When we tired of life at the "mansion," we would pack up shop and move to the "cabin," a retaining wall under a pine tree, near the pond, with a manhole cover that functioned nicely as our kitchen table. The view was better, if the accommodations, a bit more rustic, and the elderly German lady who lived on the top of the hill, Mrs. Kovash, would sometimes give us cookies, or invite us in to watch her knit and play with her parakeets, Cocoa and Nico. She knit hats for orphans and sometimes for us, and talked a great deal about her family back home in East Germany. This was before the wall came down. We had a cookie lady at the mansion as well, but she moved to a nursing home when I was still quite young, and I can't remember her name. I only remember that she always had windmill shaped cookies.
I could go on all day, telling stories of lemonade stands and bike parades, of the time we decided to try jumping off of Gala's second story deck onto some cushions and got our butts handed to us by our parents, or of the epic water balloon war the older boys waged one summer, and let us participate in. I could tell about the time, in high school, when we decided to build a luge track, or the time we stuffed a model boat with so many fire crackers we made glass on the beach. There were the times we spent at the treehouse at Geneva's, or in the canoe, or that birthday of hers when we camped in the basement. In my memory it is like one long, never-ending summer day.
We had long stretches of time on our hands, and we were rarely ever bored. "Only boring people get bored," my mother used to tell me. My mom did not suffer whining gladly. If we whined at her that we were bored, the whining was the problem she dealt with, not the lack of stimulation. And, as it turns out, she was right. Nature abhors a vacuum. In the absence of constant entertainment from either mother or electronics, we got busy making our own fun. We got creative and we got resourceful. As an adult, I have never liked television all that much because it simply isn't as interesting to me as what goes on in my own imagination.
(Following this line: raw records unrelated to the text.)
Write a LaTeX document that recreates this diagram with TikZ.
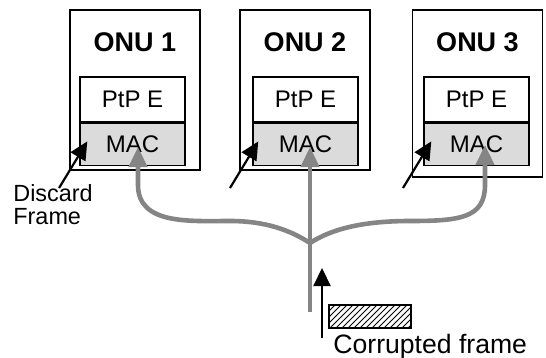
\documentclass[tikz,border=0pt]{standalone}
\usepackage{fontspec}
\setmainfont{Liberation Sans}
\usetikzlibrary{arrows.meta,positioning,calc,patterns}
\definecolor{Fiber}{gray}{0.52}
\definecolor{MacShade}{gray}{0.86}
\tikzset{
    every node/.style={font=\fontsize{12}{14}\selectfont},
    onubox/.style={
        draw, line width=0.8pt,
        minimum width=65pt, minimum height=80pt,
        inner sep=0pt
    },
    onutitle/.style={
        font=\fontsize{13.5}{16}\selectfont\bfseries, inner sep=0pt
    },
    ptpbox/.style={
        draw, line width=0.7pt,
        minimum width=52.5pt, minimum height=22.5pt,
        inner sep=0pt
    },
    macbox/.style={
        ptpbox, fill=MacShade, minimum height=21pt
    },
    fiberline/.style={
        line width=2.3pt, color=Fiber
    },
    fiberarrow/.style={
        fiberline, -{Triangle[length=10pt,width=9pt]}
    },
    hitarrow/.style={
        -{Triangle[length=9pt,width=8.5pt]}, line width=1.1pt
    },
    framebox/.style={
        draw, line width=0.8pt, pattern=north east lines,
        minimum width=41pt, minimum height=11.5pt, inner sep=0pt
    },
}

\begin{document}
\begin{tikzpicture}[x=0.5pt, y=-0.5pt]
    \useasboundingbox (0,0) rectangle (546,358);

    % Nodes
    \node[onubox] (onu1) at (135,90) {};
    \node[onubox] (onu2) at (305,90) {};
    \node[onubox, minimum height=83.5pt] (onu3) at (477.5,93.5) {};
    \node[onutitle] (title1) at (135,42) {ONU 1};
    \node[onutitle] (title2) at (305,42) {ONU 2};
    \node[onutitle] (title3) at (477.5,42) {ONU 3};
    \node[ptpbox] (ptp1) at (132.5,99.5) {PtP E};
    \node[macbox, below=0pt of ptp1] (mac1) {MAC};
    \node[ptpbox] (ptp2) at (305.5,99.5) {PtP E};
    \node[macbox, below=0pt of ptp2] (mac2) {MAC};
    \node[ptpbox] (ptp3) at (476.5,99.5) {PtP E};
    \node[macbox, below=0pt of ptp3] (mac3) {MAC};

    \node[font=\fontsize{11.7}{11.5}\selectfont, align=left, anchor=north west, inner sep=0pt] (discard) at (13,184) {Discard\\Frame};
    \node[framebox] (frame) at (370,316.5) {};
    \node[font=\fontsize{13.3}{16}\selectfont, anchor=north west, inner sep=0pt] (corrupt) at (333,334) {Corrupted frame};

    \coordinate (feed) at (310,312);
    \coordinate (split) at (310,243);
    \coordinate (in1) at (138,147);
    \coordinate (in2) at (310,147);
    \coordinate (in3) at (485,145);
    \coordinate (src2) at (230,188);
    \coordinate (src3) at (403,188);
    \coordinate (frametail) at (322,338);
    \coordinate (framehead) at (322,268);

    % Fiber tree
    \draw[fiberline] (feed) -- (split);
    \draw[fiberarrow] (split) -- (in2);
    \draw[fiberarrow] (split) .. controls (290,230) and (265,221) .. (230,221)
        .. controls (190,221) and (138,225) .. (138,185) -- (in1);
    \draw[fiberarrow] (split) .. controls (330,230) and (360,221) .. (410,221)
        .. controls (460,221) and (485,218) .. (485,185) -- (in3);

    % Arrows
    \draw[hitarrow] ($(discard.north)+(6,4)$) -- ($(mac1.west)+(8,-3)$);
    \draw[hitarrow] (src2) -- ($(mac2.west)+(6,-3)$);
    \draw[hitarrow] (src3) -- ($(mac3.west)+(8,-3)$);
    \draw[hitarrow] (frametail) -- (framehead);
\end{tikzpicture}
\end{document}
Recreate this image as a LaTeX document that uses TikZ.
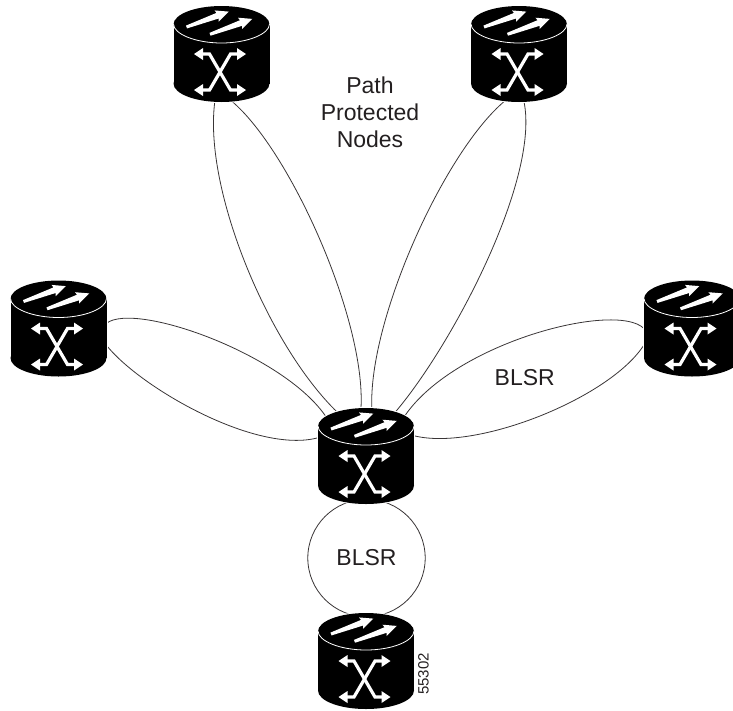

That is what I am aiming for with my own kids, to turn down the noise of entertainment and the demands of life and give them space to think and to be. Make no mistake, I have high expectations of my kids. We are not laying around in our pajamas doing nothing all day. Well, not everyday, anyway. We have work to do, and work should be attended to diligently and thoroughly, but equally as important as a strong work ethic is a strong commitment to genuine leisure. A little boredom is a good thing. Instead of letting restlessness take hold of you and demand ever bigger and flashier entertainment, take the time to tinker with your guitar, or write that story that is floating around in your head. Build an imaginary world and lead your imaginary army in battle against the forces of evil. Catch a fish, plant a seed, Or write a sonnet. Take a nap. (Seriously, kids. Please take a nap.) Design a machine to ship packages from one end of the room to the other. Set up an obstacle course for your brothers and see how high they can climb the walls.
Oh, wait. No. Don't do that. Just don't tell me you are bored.